**CHALLENGE:** Images should be left out, and everything else in the listing reproduced exactly.

**DATASET EXCERPT:**

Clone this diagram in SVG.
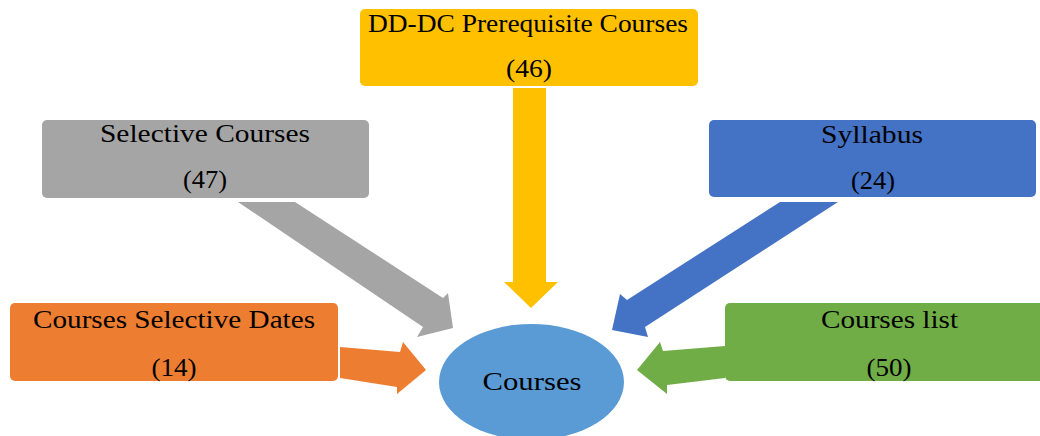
<svg xmlns="http://www.w3.org/2000/svg" width="1040" height="436" viewBox="0 0 1040 436">
<style>
text{font-family:"Liberation Serif","Times New Roman",serif;font-size:25px;fill:#000;text-anchor:middle}
</style>
<rect x="0" y="0" width="1040" height="436" fill="#fff"/>
<g id="connectors">
<polygon fill="#FFC000" points="513,88 546,88 546,282 558,282 531,308 504,282 513,282"/>
<polygon fill="#A5A5A5" points="238,202 295,202 443,298 448,293 453,328 417,337 423,327"/>
<polygon fill="#4472C4" points="780,202 838,202 645,327 648,337 612,330 620,294 627,300"/>
<polygon fill="#ED7D31" points="340,347 400,352 403,342 426,370 397,394 397,387 340,378"/>
<polygon fill="#70AD47" points="725,346 663,351 660,342 637,370 667,394 667,385 725,378"/>
</g>
<g id="node-prereq">
<rect x="360" y="9" width="338" height="77" rx="5" fill="#FFC000"/>
<text x="528" y="32" textLength="320" lengthAdjust="spacingAndGlyphs">DD-DC Prerequisite Courses</text>
<text x="529" y="77" textLength="46" lengthAdjust="spacingAndGlyphs">(46)</text>
</g>
<g id="node-selective">
<rect x="42" y="120" width="327" height="78" rx="5" fill="#A5A5A5"/>
<text x="205" y="142" textLength="210" lengthAdjust="spacingAndGlyphs">Selective Courses</text>
<text x="205" y="188" textLength="44" lengthAdjust="spacingAndGlyphs">(47)</text>
</g>
<g id="node-syllabus">
<rect x="709" y="120" width="327" height="77" rx="5" fill="#4472C4"/>
<text x="872" y="143" textLength="102" lengthAdjust="spacingAndGlyphs">Syllabus</text>
<text x="873" y="189" textLength="44" lengthAdjust="spacingAndGlyphs">(24)</text>
</g>
<g id="node-dates">
<rect x="10" y="303" width="328" height="78" rx="5" fill="#ED7D31"/>
<text x="174" y="328" textLength="282" lengthAdjust="spacingAndGlyphs">Courses Selective Dates</text>
<text x="174" y="376" textLength="45" lengthAdjust="spacingAndGlyphs">(14)</text>
</g>
<g id="node-list">
<rect x="725" y="303" width="330" height="78" rx="5" fill="#70AD47"/>
<text x="889.5" y="328" textLength="137" lengthAdjust="spacingAndGlyphs">Courses list</text>
<text x="889" y="376" textLength="45" lengthAdjust="spacingAndGlyphs">(50)</text>
</g>
<g id="node-courses">
<ellipse cx="531.5" cy="382" rx="92.5" ry="58" fill="#5B9BD5"/>
<text x="532" y="390" textLength="99" lengthAdjust="spacingAndGlyphs">Courses</text>
</g>
</svg>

**THE REPLY:**
Clone this diagram in SVG.
<svg xmlns="http://www.w3.org/2000/svg" width="1040" height="436" viewBox="0 0 1040 436">
<style>
text{font-family:"Liberation Serif","Times New Roman",serif;font-size:25px;fill:#000;text-anchor:middle}
</style>
<rect x="0" y="0" width="1040" height="436" fill="#fff"/>
<g id="connectors">
<polygon fill="#FFC000" points="513,88 546,88 546,282 558,282 531,308 504,282 513,282"/>
<polygon fill="#A5A5A5" points="238,202 295,202 443,298 448,293 453,328 417,337 423,327"/>
<polygon fill="#4472C4" points="780,202 838,202 645,327 648,337 612,330 620,294 627,300"/>
<polygon fill="#ED7D31" points="340,347 400,352 403,342 426,370 397,394 397,387 340,378"/>
<polygon fill="#70AD47" points="725,346 663,351 660,342 637,370 667,394 667,385 725,378"/>
</g>
<g id="node-prereq">
<rect x="360" y="9" width="338" height="77" rx="5" fill="#FFC000"/>
<text x="528" y="32" textLength="320" lengthAdjust="spacingAndGlyphs">DD-DC Prerequisite Courses</text>
<text x="529" y="77" textLength="46" lengthAdjust="spacingAndGlyphs">(46)</text>
</g>
<g id="node-selective">
<rect x="42" y="120" width="327" height="78" rx="5" fill="#A5A5A5"/>
<text x="205" y="142" textLength="210" lengthAdjust="spacingAndGlyphs">Selective Courses</text>
<text x="205" y="188" textLength="44" lengthAdjust="spacingAndGlyphs">(47)</text>
</g>
<g id="node-syllabus">
<rect x="709" y="120" width="327" height="77" rx="5" fill="#4472C4"/>
<text x="872" y="143" textLength="102" lengthAdjust="spacingAndGlyphs">Syllabus</text>
<text x="873" y="189" textLength="44" lengthAdjust="spacingAndGlyphs">(24)</text>
</g>
<g id="node-dates">
<rect x="10" y="303" width="328" height="78" rx="5" fill="#ED7D31"/>
<text x="174" y="328" textLength="282" lengthAdjust="spacingAndGlyphs">Courses Selective Dates</text>
<text x="174" y="376" textLength="45" lengthAdjust="spacingAndGlyphs">(14)</text>
</g>
<g id="node-list">
<rect x="725" y="303" width="330" height="78" rx="5" fill="#70AD47"/>
<text x="889.5" y="328" textLength="137" lengthAdjust="spacingAndGlyphs">Courses list</text>
<text x="889" y="376" textLength="45" lengthAdjust="spacingAndGlyphs">(50)</text>
</g>
<g id="node-courses">
<ellipse cx="531.5" cy="382" rx="92.5" ry="58" fill="#5B9BD5"/>
<text x="532" y="390" textLength="99" lengthAdjust="spacingAndGlyphs">Courses</text>
</g>
</svg>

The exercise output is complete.